Despite continued repression and banning, and inspired by the defeat of the South African Defence Forces by combined Angolan, Cuban and SWAPO forces in Angola, the banned UDF and COSATU launched a defiance campaign in 1989 that caused many petty apartheid rules to crumble and a mass explosion of anti-apartheid activity. ANC and SACP flags were flown at every demonstration.

With the powerful struggle of the oppressed pressing in on one side and the South African economy increasingly in crisis due to the effect of international sanctions on the other, South African president F.W. de Klerk was forced to act. In February 1990 he unbanned all liberation organisations and announced that ANC leader Nelson Mandela would be released. He announced a willingness to enter negotiations with the ANC to bring an end to apartheid.
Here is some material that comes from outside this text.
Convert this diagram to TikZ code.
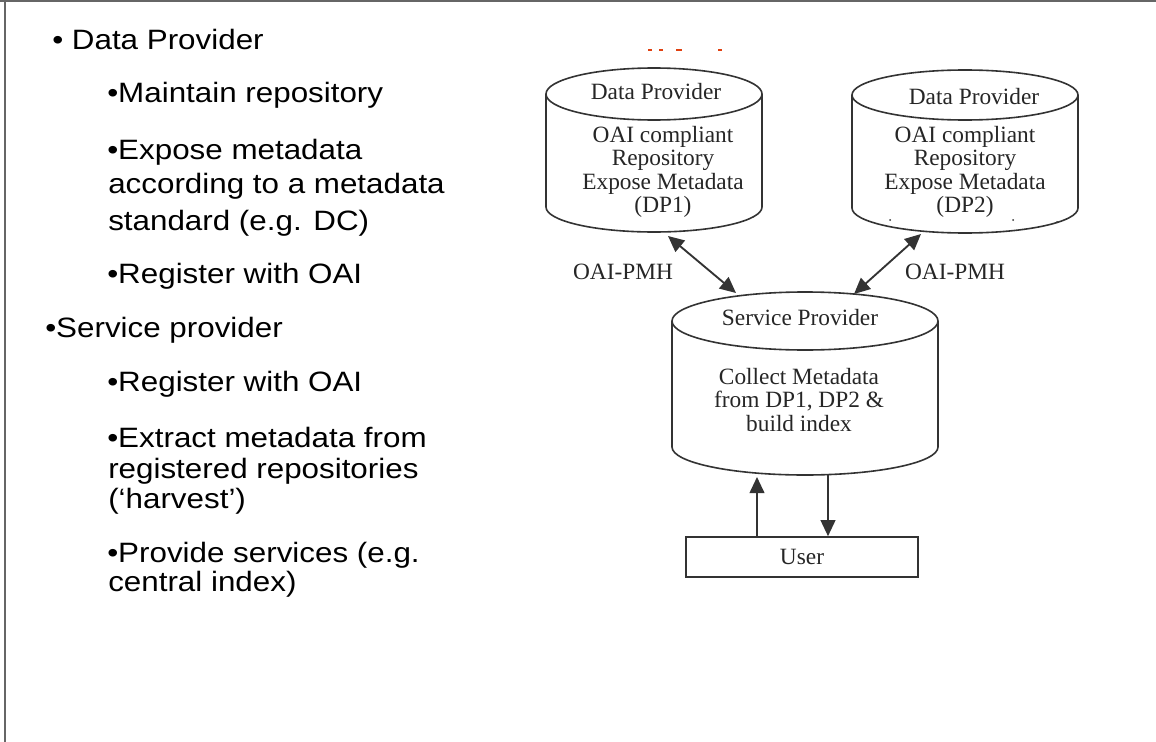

CODESA — Convention for a Democratic South Africa — was born and met first on December 20 and 21. The centrepiece of CODESA 1 was the signing of a Declaration of Intent, consisting largely of vague statements of good will and designed primarily to avoid possibilities for disagreement; it committed participants to an undivided South Africa, peaceful change, a multiparty democracy with universal suffrage, and a bill of rights.

The further use of mass action, particularly in response to the Baipatong and Bisho massacres, forced key concessions from the regime.

On September 26, 1992, the regime agreed to release the remaining political prisoners and finally agreed to an elected Constituent Assembly within a "fixed time frame".

The huge disciplined mobilisations that followed the assassination of Chris Hani forced the regime to agree to the setting of the April 27 election date, the establishment of the Transitional Executive Council and joint control of the security forces.